§ PROBLEM STATEMENT
The lines to extract run from the first line of the material below to the line containing "const ticksA = [0, 2, 4, 6, 8, 10];", both included; leave the pictures behind.
_ _ _
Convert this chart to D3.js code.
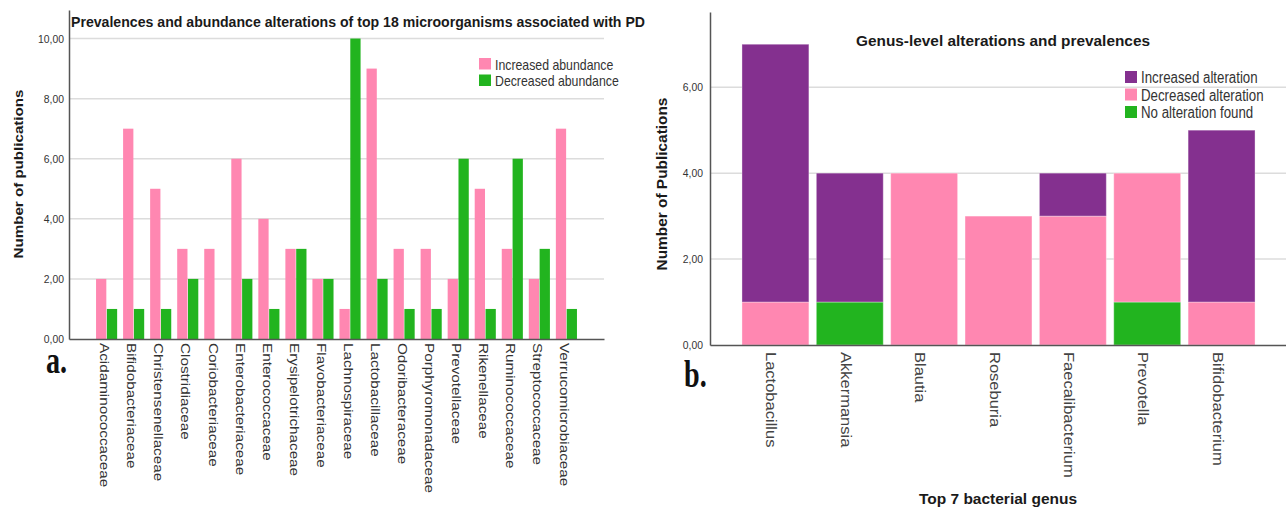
<!DOCTYPE html>
<html>
<head>
<meta charset="utf-8">
<script src="https://cdn.jsdelivr.net/npm/d3@7"></script>
<style>
  body { margin: 0; background: #fff; }
  svg { display: block; font-family: Arial, 'Liberation Sans', sans-serif; }
</style>
</head>
<body>
<div id="chart"></div>
<script>
// panel a: families
const families = ['Acidaminococcaceae', 'Bifidobacteriaceae', 'Christensenellaceae', 'Clostridiaceae',
  'Coriobacteriaceae', 'Enterobacteriaceae', 'Enterococcaceae', 'Erysipelotrichaceae', 'Flavobacteriaceae',
  'Lachnospiraceae', 'Lactobacillaceae', 'Odoribacteraceae', 'Porphyromonadaceae', 'Prevotellaceae',
  'Rikenellaceae', 'Ruminococcaceae', 'Streptococcaceae', 'Verrucomicrobiaceae'];
const increasedAbundance = [2, 7, 5, 3, 3, 6, 4, 3, 2, 1, 9, 3, 3, 2, 5, 3, 2, 7];
const decreasedAbundance = [1, 1, 1, 2, 0, 2, 1, 3, 2, 10, 2, 1, 1, 6, 1, 6, 3, 1];
const ticksA = [0, 2, 4, 6, 8, 10];

// panel b: genera (stacked, bottom to top)
const genera = ['Lactobacillus', 'Akkermansia', 'Blautia', 'Roseburia', 'Faecalibacterium', 'Prevotella', 'Bifidobacterium'];
const noAlteration = [0, 1, 0, 0, 0, 1, 0];
const decreasedAlteration = [1, 0, 4, 3, 3, 3, 1];
const increasedAlteration = [6, 3, 0, 0, 1, 0, 4];
const ticksB = [0, 2, 4, 6];

const pink = '#ff87b1', green = '#22b41f', purple = '#84308f';
const grid = '#dcdcdc', axisCol = '#555';

const loc = d3.formatLocale({decimal: ',', thousands: '.', grouping: [3], currency: ['', '']});
const fmt = loc.format('.2f');

// squeeze/stretch text along its own direction
function fit(sel, k) {
  sel.each(function() {
    const n = this.getComputedTextLength();
    this.setAttribute('textLength', n * k);
    this.setAttribute('lengthAdjust', 'spacingAndGlyphs');
  });
}

const svg = d3.select('#chart').append('svg')
  .attr('width', 1286)
  .attr('height', 512);

// ---------- panel a ----------
const xA = d3.scaleBand().domain(families).range([69, 604]).paddingInner(0.22).paddingOuter(1.0);
const xA1 = d3.scaleBand().domain(['inc', 'dec']).range([0, xA.bandwidth()]).paddingInner(0.05);
const yA = d3.scaleLinear().domain([0, 10.95]).range([339, 10]);

svg.append('g')
  .selectAll('line')
  .data(ticksA.slice(1))
  .enter().append('line')
  .attr('x1', 69).attr('x2', 604)
  .attr('y1', d => yA(d)).attr('y2', d => yA(d))
  .attr('stroke', grid).attr('stroke-width', 1.5);

const groupsA = svg.append('g').selectAll('g')
  .data(families.map((f, i) => ({f, inc: increasedAbundance[i], dec: decreasedAbundance[i]})))
  .enter().append('g')
  .attr('transform', d => 'translate(' + xA(d.f) + ',0)');

groupsA.selectAll('rect')
  .data(d => [{k: 'inc', v: d.inc}, {k: 'dec', v: d.dec}].filter(e => e.v > 0))
  .enter().append('rect')
  .attr('x', d => xA1(d.k))
  .attr('width', xA1.bandwidth())
  .attr('y', d => yA(d.v))
  .attr('height', d => yA(0) - yA(d.v))
  .attr('fill', d => d.k === 'inc' ? pink : green);

const yAxisA = svg.append('g')
  .attr('transform', 'translate(69,0)')
  .call(d3.axisLeft(yA).tickValues(ticksA).tickFormat(fmt).tickSize(0).tickSizeOuter(0).tickPadding(5));
yAxisA.select('.domain').attr('stroke', axisCol).attr('stroke-width', 1.5);
yAxisA.selectAll('text').attr('font-size', 11.5).attr('fill', '#333').call(fit, 0.9);

const xAxisA = svg.append('g')
  .attr('transform', 'translate(0,339)')
  .call(d3.axisBottom(xA).tickSize(0).tickSizeOuter(0));
xAxisA.select('.domain').attr('stroke', axisCol).attr('stroke-width', 1.5);
xAxisA.selectAll('text')
  .attr('transform', 'rotate(90)')
  .attr('x', 4).attr('y', 0).attr('dy', '0.5em')
  .attr('text-anchor', 'start')
  .attr('font-size', 12.5).attr('fill', '#333')
  .call(fit, 1.22);

svg.append('text')
  .attr('x', 71).attr('y', 27)
  .attr('font-size', 14).attr('font-weight', 'bold').attr('fill', '#1a1a1a')
  .attr('textLength', 574).attr('lengthAdjust', 'spacingAndGlyphs')
  .text('Prevalences and abundance alterations of top 18 microorganisms associated with PD');

svg.append('text')
  .attr('transform', 'translate(23,174) rotate(-90)')
  .attr('text-anchor', 'middle')
  .attr('font-size', 13.5).attr('font-weight', 'bold').attr('fill', '#1a1a1a')
  .text('Number of publications')
  .call(fit, 1.12);

const legA = [{label: 'Increased abundance', c: pink}, {label: 'Decreased abundance', c: green}];
const legAg = svg.append('g').selectAll('g').data(legA).enter().append('g')
  .attr('transform', (d, i) => 'translate(479,' + (58 + i * 16.5) + ')');
legAg.append('rect').attr('width', 12).attr('height', 11.5).attr('fill', d => d.c);
legAg.append('text').attr('x', 16).attr('y', 11.5)
  .attr('font-size', 15).attr('fill', '#333').text(d => d.label).call(fit, 0.82);

svg.append('text')
  .attr('x', 46).attr('y', 373)
  .attr('font-family', "'Liberation Serif', 'DejaVu Serif', serif")
  .attr('font-size', 38).attr('font-weight', 'bold').attr('fill', '#111')
  .text('a.')
  .call(fit, 0.74);

// ---------- panel b ----------
const xB = d3.scaleBand().domain(genera).range([710, 1287]).paddingInner(0.1).paddingOuter(0.43);
const yB = d3.scaleLinear().domain([0, 7.75]).range([345, 12]);

svg.append('g')
  .selectAll('line')
  .data(ticksB.slice(1))
  .enter().append('line')
  .attr('x1', 710).attr('x2', 1286)
  .attr('y1', d => yB(d)).attr('y2', d => yB(d))
  .attr('stroke', grid).attr('stroke-width', 1.5);

const keysB = ['none', 'dec', 'inc'];
const colB = {none: green, dec: pink, inc: purple};
const rowsB = genera.map((g, i) => ({g, none: noAlteration[i], dec: decreasedAlteration[i], inc: increasedAlteration[i]}));
const stackB = d3.stack().keys(keysB)(rowsB);

svg.append('g').selectAll('g')
  .data(stackB)
  .enter().append('g')
  .attr('fill', d => colB[d.key])
  .selectAll('rect')
  .data(d => d.filter(s => s[1] > s[0]))
  .enter().append('rect')
  .attr('x', d => xB(d.data.g))
  .attr('width', xB.bandwidth())
  .attr('y', d => yB(d[1]))
  .attr('height', d => yB(d[0]) - yB(d[1]))
  .attr('stroke', '#fff').attr('stroke-opacity', 0.35).attr('stroke-width', 1);

const yAxisB = svg.append('g')
  .attr('transform', 'translate(710,0)')
  .call(d3.axisLeft(yB).tickValues(ticksB).tickFormat(fmt).tickSize(0).tickSizeOuter(0).tickPadding(7));
yAxisB.select('.domain').attr('stroke', axisCol).attr('stroke-width', 1.5);
yAxisB.selectAll('text').attr('font-size', 11.5).attr('fill', '#333').call(fit, 0.9);

const xAxisB = svg.append('g')
  .attr('transform', 'translate(0,345)')
  .call(d3.axisBottom(xB).tickSize(0).tickSizeOuter(0));
xAxisB.select('.domain').attr('stroke', axisCol).attr('stroke-width', 1.5);
xAxisB.selectAll('text')
  .attr('transform', 'rotate(90)')
  .attr('x', 7).attr('y', 0).attr('dy', '0.6em')
  .attr('text-anchor', 'start')
  .attr('font-size', 15).attr('fill', '#444')
  .call(fit, 1.1);

svg.append('text')
  .attr('x', 856).attr('y', 46)
  .attr('font-size', 15.5).attr('font-weight', 'bold').attr('fill', '#1a1a1a')
  .attr('textLength', 294).attr('lengthAdjust', 'spacingAndGlyphs')
  .text('Genus-level alterations and prevalences');

svg.append('text')
  .attr('transform', 'translate(667,184) rotate(-90)')
  .attr('text-anchor', 'middle')
  .attr('font-size', 14).attr('font-weight', 'bold').attr('fill', '#1a1a1a')
  .text('Number of Publications')
  .call(fit, 1.1);

svg.append('text')
  .attr('x', 998).attr('y', 504)
  .attr('text-anchor', 'middle')
  .attr('font-size', 15.5).attr('font-weight', 'bold').attr('fill', '#1a1a1a')
  .text('Top 7 bacterial genus');

const legB = [{label: 'Increased alteration', c: purple}, {label: 'Decreased alteration', c: pink}, {label: 'No alteration found', c: green}];
const legBg = svg.append('g').selectAll('g').data(legB).enter().append('g')
  .attr('transform', (d, i) => 'translate(1125,' + (71 + i * 17.5) + ')');
legBg.append('rect').attr('width', 12).attr('height', 12).attr('fill', d => d.c);
legBg.append('text').attr('x', 16).attr('y', 12)
  .attr('font-size', 16).attr('fill', '#333').text(d => d.label).call(fit, 0.83);

svg.append('text')
  .attr('x', 684).attr('y', 387)
  .attr('font-family', "'Liberation Serif', 'DejaVu Serif', serif")
  .attr('font-size', 38).attr('font-weight', 'bold').attr('fill', '#111')
  .text('b.')
  .call(fit, 0.74);
</script>
</body>
</html>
_ _ _
§ COMPLETE ANSWER
Convert this chart to D3.js code.
<!DOCTYPE html>
<html>
<head>
<meta charset="utf-8">
<script src="https://cdn.jsdelivr.net/npm/d3@7"></script>
<style>
  body { margin: 0; background: #fff; }
  svg { display: block; font-family: Arial, 'Liberation Sans', sans-serif; }
</style>
</head>
<body>
<div id="chart"></div>
<script>
// panel a: families
const families = ['Acidaminococcaceae', 'Bifidobacteriaceae', 'Christensenellaceae', 'Clostridiaceae',
  'Coriobacteriaceae', 'Enterobacteriaceae', 'Enterococcaceae', 'Erysipelotrichaceae', 'Flavobacteriaceae',
  'Lachnospiraceae', 'Lactobacillaceae', 'Odoribacteraceae', 'Porphyromonadaceae', 'Prevotellaceae',
  'Rikenellaceae', 'Ruminococcaceae', 'Streptococcaceae', 'Verrucomicrobiaceae'];
const increasedAbundance = [2, 7, 5, 3, 3, 6, 4, 3, 2, 1, 9, 3, 3, 2, 5, 3, 2, 7];
const decreasedAbundance = [1, 1, 1, 2, 0, 2, 1, 3, 2, 10, 2, 1, 1, 6, 1, 6, 3, 1];
const ticksA = [0, 2, 4, 6, 8, 10];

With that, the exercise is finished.